As a consequence of this, president Aragonès called an extraordinary cabinet meeting where he asked each Junts minister whether or not they knew Albert Batet would bring up the idea of a motion of confidence, and whether or not they agreed.
Eventually, Aragonès fired his vice-president, Jordi Puigneró of Junts, on Wednesday night, citing a loss of confidence in the highest-ranking cabinet member of the junior coalition partner.
Thursday saw the Junts leadership meet for most of the day at their party headquarters before party co-presidents Jordi Turull and Laura Borràs announced that they would set a deadline of Sunday for both sides to reach an agreement. On October 6 and 7, Junts will ask their membership whether or not the party should continue in the current executive.
Aragonès: Junts must decide over exiting government "quickly"
During his speech on Friday, Aragonès said that Catalonia needs "a government 100% focused on citizens' problems."
Therefore he said he wants Junts to "make their decisions quick," since "hesitations do not contribute" to facing the current challenges posed by rising inflation.
Indeed, he emphasized that he wants the government's attention to return to social and economic problems "in the coming days."
Junts' parliamentary president, Albert Batet, responded in the same debate saying that both parties "still have time" to reach a deal by Sunday and expressed the will of his party to reach a deal.
"Today we will hand you our proposal of guarantees and deadlines on how to comply with the current government coalition deal," he added. Junts believes Esquerra is currently not complying with the investiture agreement, including the path towards independence.
2023 budget up in the air due to government woes
Opposition groups also had their say during the debate, including En Comú Podem, an left-wing party not aligned on the independence question. Its leader, Jéssica Albiach, announced they are freezing talks on the 2023 budget, which is significant given that the party was the only opposition group supporting the government in the 2022 spending plan, key for its approval.

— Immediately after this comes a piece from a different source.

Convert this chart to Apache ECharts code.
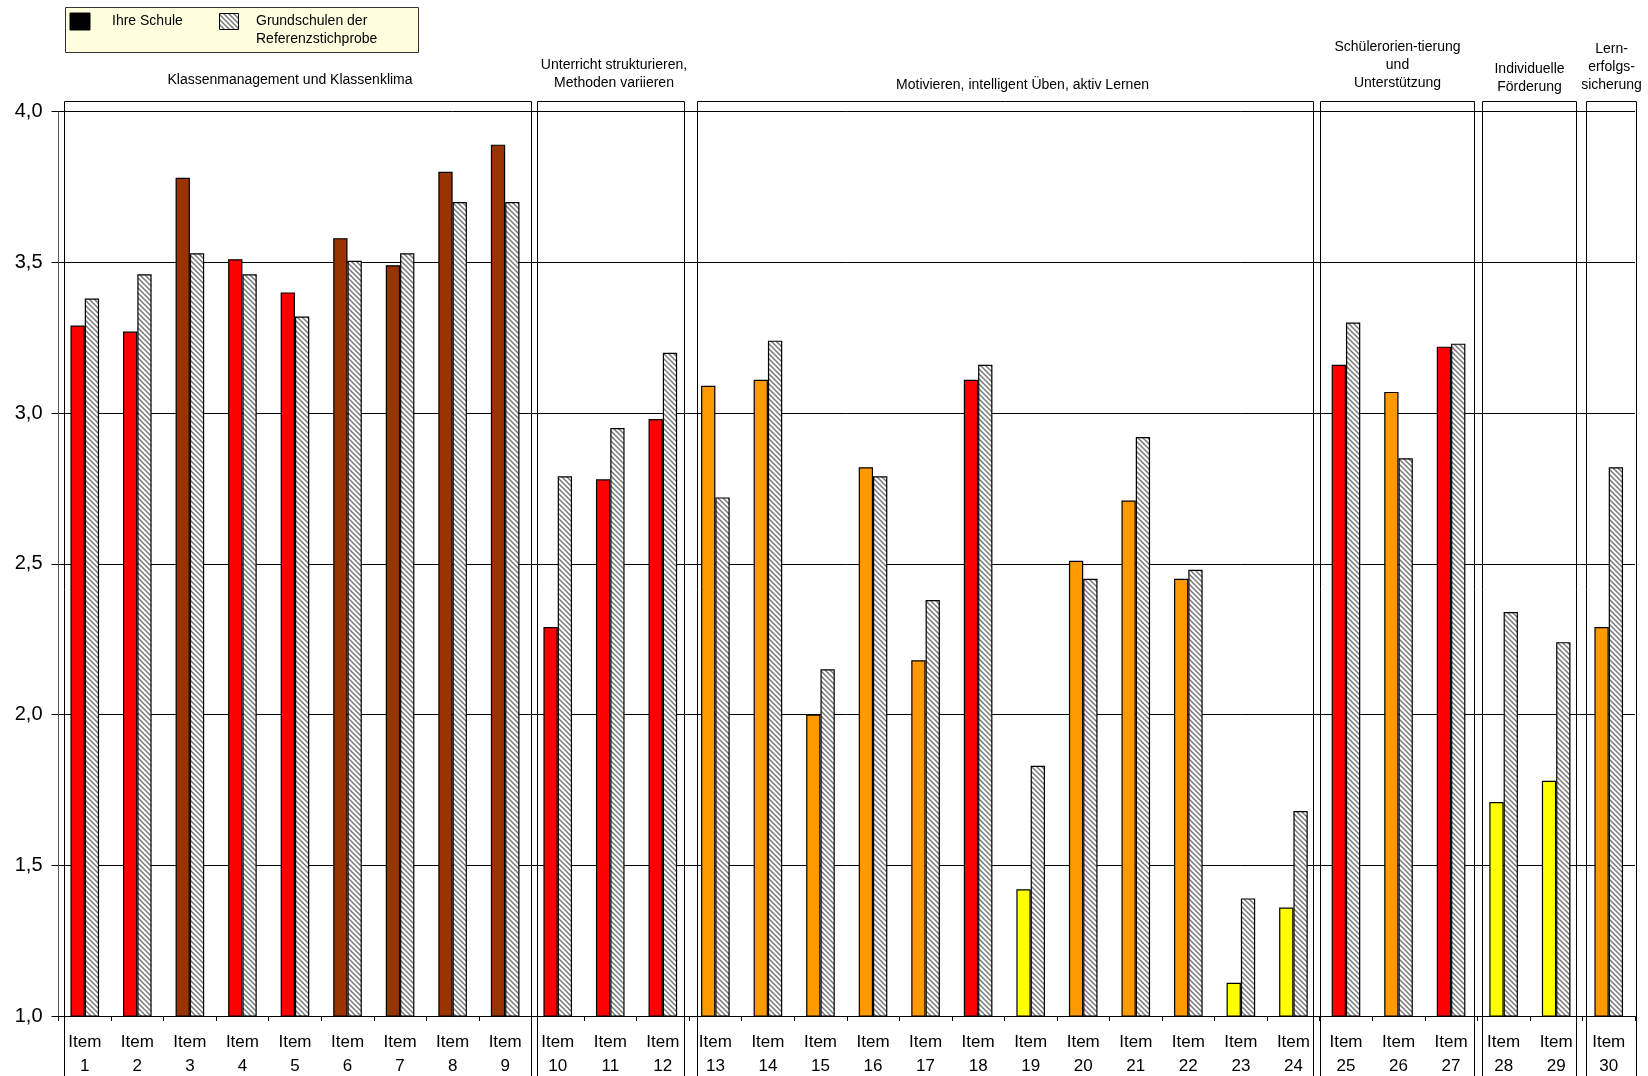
<!DOCTYPE html>
<html>
<head>
<meta charset="utf-8">
<script src="https://cdn.jsdelivr.net/npm/echarts@6/dist/echarts.min.js"></script>
<style>
  html, body { margin: 0; padding: 0; background: #ffffff; }
  #chart { width: 1648px; height: 1076px; }
</style>
</head>
<body>
<div id="chart"></div>
<script>
// ---- data ----
const itemLabels = [
  'Item 1', 'Item 2', 'Item 3', 'Item 4', 'Item 5', 'Item 6', 'Item 7', 'Item 8', 'Item 9', 'Item 10',
  'Item 11', 'Item 12', 'Item 13', 'Item 14', 'Item 15', 'Item 16', 'Item 17', 'Item 18', 'Item 19', 'Item 20',
  'Item 21', 'Item 22', 'Item 23', 'Item 24', 'Item 25', 'Item 26', 'Item 27', 'Item 28', 'Item 29', 'Item 30'
];
const schoolValues = [
  3.29, 3.27, 3.78, 3.51, 3.40, 3.58, 3.49, 3.80, 3.89,
  2.29, 2.78, 2.98,
  3.09, 3.11, 2.00, 2.82, 2.18, 3.11, 1.42, 2.51, 2.71, 2.45, 1.11, 1.36,
  3.16, 3.07, 3.22,
  1.71, 1.78,
  2.29
];
const referenceValues = [
  3.38, 3.46, 3.53, 3.46, 3.32, 3.505, 3.53, 3.70, 3.70,
  2.79, 2.95, 3.20,
  2.72, 3.24, 2.15, 2.79, 2.38, 3.16, 1.83, 2.45, 2.92, 2.48, 1.39, 1.68,
  3.30, 2.85, 3.23,
  2.34, 2.24,
  2.82
];
// rating tier of the school value per item (4 = highest, 1 = lowest)
const schoolTiers = [
  3, 3, 4, 3, 3, 4, 4, 4, 4,
  3, 3, 3,
  2, 2, 2, 2, 2, 3, 1, 2, 2, 2, 1, 1,
  3, 2, 3,
  1, 1,
  2
];
const seriesNames = ['Ihre Schule', 'Grundschulen der\nReferenzstichprobe'];
const groupTitles = [
  'Klassenmanagement und Klassenklima',
  'Unterricht strukturieren,\nMethoden variieren',
  'Motivieren, intelligent Üben, aktiv Lernen',
  'Schülerorien-tierung\nund\nUnterstützung',
  'Individuelle\nFörderung',
  'Lern-\nerfolgs-\nsicherung'
];
const groupSizes = [9, 3, 12, 3, 2, 1];
const yMin = 1.0, yMax = 4.0, yStep = 0.5;

// ---- styles ----
const FONT = '"Liberation Sans", Arial, sans-serif';
const tierColors = { 4: '#993300', 3: '#FF0000', 2: '#FF9900', 1: '#FFFF00' };
// left/right inset of each group frame from its category boundaries (px)
const boxInsets = [[5.5, 0], [5.5, 5], [8, 6.5], [0.5, 3], [5, 6.5], [4, -1]];
// horizontal / vertical nudge of each group title (px)
const titleShifts = [[-8, -3], [3, 0], [17, 2], [0, 0], [0, 4], [0, 2]];
const BOX_TOP = 101.5;
const TITLE_BOTTOM = 92;

function makeHatch() {
  const s = 5;
  const cv = document.createElement('canvas');
  cv.width = s; cv.height = s;
  const ctx = cv.getContext('2d');
  ctx.fillStyle = '#ffffff';
  ctx.fillRect(0, 0, s, s);
  ctx.strokeStyle = '#787878';
  ctx.lineWidth = 1.5;
  ctx.beginPath();
  ctx.moveTo(-1, -1); ctx.lineTo(s + 1, s + 1);
  ctx.moveTo(-1, s - 1); ctx.lineTo(1, s + 1);
  ctx.moveTo(s - 1, -1); ctx.lineTo(s + 1, 1);
  ctx.stroke();
  return cv;
}
const hatch = { image: makeHatch(), repeat: 'repeat' };

const chart = echarts.init(document.getElementById('chart'), null, { renderer: 'canvas' });

const option = {
  animation: false,
  backgroundColor: '#ffffff',
  textStyle: { fontFamily: FONT },
  grid: {
    left: 58.5, right: 13, top: 111.5, bottom: 60,
    containLabel: false,
    outerBoundsMode: 'none'
  },
  xAxis: {
    type: 'category',
    data: itemLabels,
    axisLine: { show: true, onZero: false, lineStyle: { color: '#000', width: 1 } },
    axisTick: { show: true, interval: 0, length: 5, inside: false, lineStyle: { color: '#000' } },
    axisLabel: {
      interval: 0,
      margin: 14,
      fontFamily: FONT,
      fontSize: 17,
      lineHeight: 24,
      color: '#000',
      formatter: v => v.replace(' ', '\n')
    },
    splitLine: { show: false }
  },
  yAxis: {
    type: 'value',
    min: yMin, max: yMax, interval: yStep,
    axisLine: { show: true, lineStyle: { color: '#555', width: 1 } },
    axisTick: { show: true, length: 7, lineStyle: { color: '#000' } },
    axisLabel: {
      margin: 16,
      fontFamily: FONT,
      fontSize: 20,
      color: '#000',
      formatter: v => v.toFixed(1).replace('.', ',')
    },
    splitLine: { show: true, lineStyle: { color: '#000', width: 1 } }
  },
  series: [
    {
      name: seriesNames[0],
      type: 'bar',
      barWidth: 14.3,
      barGap: '0%',
      itemStyle: { color: '#000', borderColor: '#000', borderWidth: 1.2 },
      data: schoolValues.map((v, i) => ({ value: v, itemStyle: { color: tierColors[schoolTiers[i]] } })),
      z: 3
    },
    {
      name: seriesNames[1],
      type: 'bar',
      barWidth: 14.3,
      barGap: '0%',
      itemStyle: { color: hatch, borderColor: '#000', borderWidth: 1.2 },
      data: referenceValues,
      z: 3
    }
  ]
};
chart.setOption(option);

// ---- legend, group frames and group titles ----
const c0 = chart.convertToPixel({ xAxisIndex: 0 }, 0);
const bw = chart.convertToPixel({ xAxisIndex: 0 }, 1) - c0;
const crisp = x => Math.round(x) + 0.5;
const graphics = [];

// legend box
graphics.push({ type: 'rect', silent: true, z: 60, shape: { x: 65.5, y: 7.5, width: 353, height: 45 },
  style: { fill: '#FFFFE0', stroke: '#333', lineWidth: 1 } });
graphics.push({ type: 'rect', silent: true, z: 61, shape: { x: 70, y: 13, width: 20, height: 17 },
  style: { fill: '#000', stroke: '#000', lineWidth: 1 } });
graphics.push({ type: 'text', silent: true, z: 61, x: 112, y: 21,
  style: { text: seriesNames[0], font: '14px ' + FONT, fill: '#000', verticalAlign: 'middle' } });
graphics.push({ type: 'rect', silent: true, z: 61, shape: { x: 219.5, y: 13.5, width: 19, height: 16 },
  style: { fill: hatch, stroke: '#000', lineWidth: 1 } });
graphics.push({ type: 'text', silent: true, z: 61, x: 256, y: 12,
  style: { text: seriesNames[1], font: '14px ' + FONT, fill: '#000', lineHeight: 18, verticalAlign: 'top' } });

let start = 0;
groupSizes.forEach((n, g) => {
  const x0 = crisp(c0 - bw / 2 + start * bw + boxInsets[g][0]);
  const x1 = crisp(c0 - bw / 2 + (start + n) * bw - boxInsets[g][1]);
  graphics.push({
    type: 'rect', silent: true, z: 50,
    shape: { x: x0, y: BOX_TOP, width: x1 - x0, height: 1100 },
    style: { fill: 'none', stroke: '#000', lineWidth: 1 }
  });
  graphics.push({
    type: 'text', silent: true, z: 50,
    x: (x0 + x1) / 2 + titleShifts[g][0], y: TITLE_BOTTOM + titleShifts[g][1],
    style: {
      text: groupTitles[g], font: '14px ' + FONT, fill: '#000',
      align: 'center', verticalAlign: 'bottom', lineHeight: 18
    }
  });
  start += n;
});

chart.setOption({ graphic: graphics });
</script>
</body>
</html>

The opposition leader, Salvador Illa, of the Socialists, told Aragonès that he has already lost the support of the parties that supported him as president last year. "This government is now an obstacle for Catalonia, a country with dynamism and entrepreneurship."
According to far-right Vox, the current cabinet "is not up to its task given the hard moments for Catalan families" due to its internal crisis. Its leader Ignacio Garriga also asked Aragonès to lower taxes, referring to the recent controversy involving some Spanish regions easing their fiscal policy in an attempt to lure Catalan companies to move there.
Unionist Ciudadanos urged Aragonès and the independence movement to "stop conditioning politics and self-rule with their partisan battles for the pro-independence voters," its leader Carlos Carrizosa said in the chamber.
As for the conservative People's Party, Alejandro Fernández condemned the fact that "3,000 people" will decide the future of Catalonia, referring to the Junts per Catalunya members, who will decide whether the party continues in or exits the cabinet.
Pro-independence far-left CUP condemned the current coalition crisis as "pathetic" and said that "the people do not deserve it." MP Laia Estrada said that the clash between Esquerra and Junts "is not over their political strategies, but it is a battle for power that is now lasting far too long."